Gondang (musik Sunda)
Gondang adalah lagu pada tutunggulan[1].Ngagondang adalah kakawihan yang dipirig oleh tutunggulan[1]. Pada mulanya gondang merupakan bagian dari upacara untuk menghormati Dewi Padi, Nyi Pohaci SANGHYANG SRI, waktu menumbuk padi untuk pertama kalinya, biasa disebut meuseul Nyai Sri, setelah panen usai[2].Yang melakukan gondang yaitu wanita yang dianggap suci atau sudah tidak menstruasi (menopause). Itu dulu waktu di Jaman Prabu Siliwangi[1]. Perkembangan selanjutnya gondang menjadi nama salah satu seni pertunjukan yang menggambarkan muda-mudi di pedesaan menjalin cinta kasih, dengan gerak dan lagu yang romantis penuh canda.

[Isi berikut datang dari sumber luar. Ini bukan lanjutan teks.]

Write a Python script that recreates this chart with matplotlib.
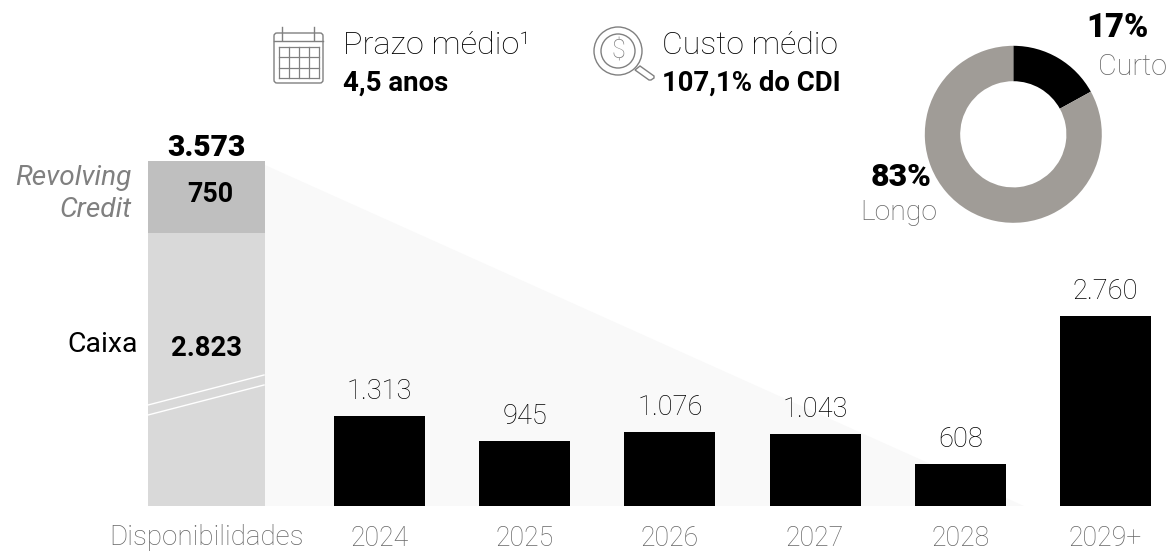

Sekelompok pemudi menumbuk padi dengan mempergunakan lesung, kemudian sekelompok pemuda datang[2]. Terjadilah dialog yang akhirnya mereka pulang berpasang-pasangan[2].
Lagu-lagu yang dipergunakan banyak mengambil dari lagu rakyat, atau lagu perkembangan yang diubah katanya[2]. Salah seorang inovator seni pertunjukan ini adalah Tatang Kosasih, yang mengolahnya pada awal tahun 1960-an[2]. Kata-katanya tidak saja berbahasa Sunda, tetapi dicampur dengan bahasa Indonesia, dan untuk membedakan dengan kreasi gondang lainnya, gondang karya Tatang Kosasih biasa disebut gondang tidak jangan[2]. Mang Koko dan Wahyu Wibisana pernah membuat Gondang Samagaha (gerhana), yang mengisahkan kegiatan muda-mudi dikala terjadi gerhana, diiringi gamelan pelog dan salendro[2].
Salah satu ciri gondang adalah adanya kegiatan tutunggulan dengan alat alu atau lesung[2]. Tingtung tutunggulan gondang artinya bunyi-bunyian yang terdengar dari pukulan alu dan lesung yang dimainkan oleh beberapa orang, sehingga membentuk paduan bunyi yang polyphonis[2].
Tutunggulan biasa pula dijadikan tangara (tanda) untuk masyarakat sekitarnya bahwa ada seseorang yang akan melangsungkan perhelatan[2].